Ya sabemos que Pixar es la productora de animación más humanista, la que insufla más humanidad a los dibujitos por ordenador, cuyos personajes bien escritos te hacen olvidar que no son gente real. Eso es el cine, y Pixar realiza productos tan cinematográficos como cualquiera de imagen real. Hay sensibilidad, matices, expresividad apabullante en cuatro trazos. Para mí, toda la historia introductoria que transcurre en el planeta chatarra en el que se ha convertido la Tierra, es lo mejor, porque se nos muestra los restos de la civilización humana, y como sus productos culturales son reciclados y disfrutados por esa maravillosa creación llamada Wall-E. Que después este replicante con alma se enamore de una robota de alta tecnología, o que vaya al interior de una gran nave espacial donde viven los descendientes de la humanidad, gordos, acartonados y atrofiados por el uso de la tecnología robotizada y de un mundo consumista, está también bien, pero no aportan tanto a la carga ecologista y sensata que se nos muestra en el planeta-estercolero.
Pixar está a la altura de los mejores clowns, autores teatrales y bailarines, en el sentido que estos dan a artefactos narrativos o expresivos donde reflejan la verdad humana.
El cine de animación, aparte de sus logros tecnológicos increíbles, ha llegado a convertirse en una de las bellas artes que superar su propio valor de entretenimiento.
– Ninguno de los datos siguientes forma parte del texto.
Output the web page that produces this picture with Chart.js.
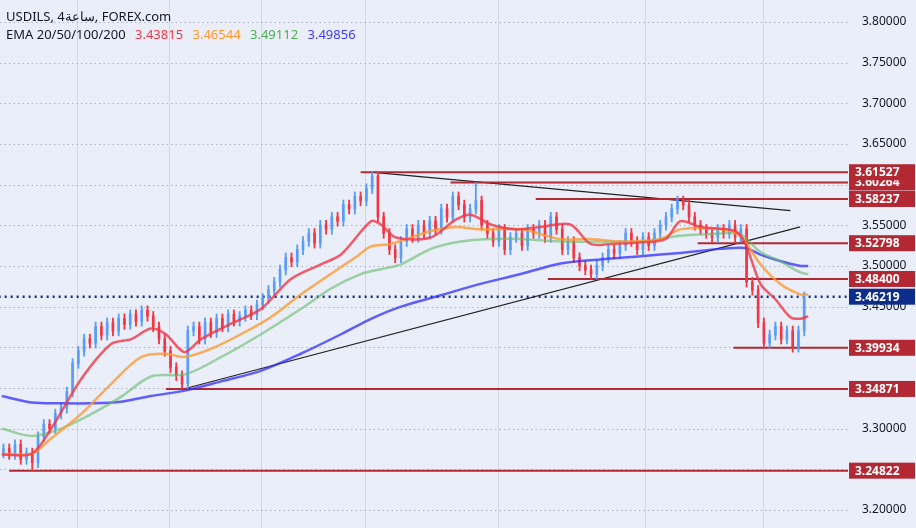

Y Wall-E, dentro del mundo del cine, estará al lado de aquellas películas que la misma cinta muestra en ese museo audiovisual del pasado, como homenaje al arte popular creado por el hombre, quizá una de las pocas cosas que quedarán de nosotros cuando desaparezcamos de la faz de la tierra.
*No es lo mismo ver esta película en un cine de invierno que en otro de verano en las noches de Córdoba, en el cine Coliseo, dentro de un patio de vecinos de toda la vida en el casco viejo de la ciudad, mirando el cielo, comiendo patatas fritas, disfrutando de ser un niño como antes.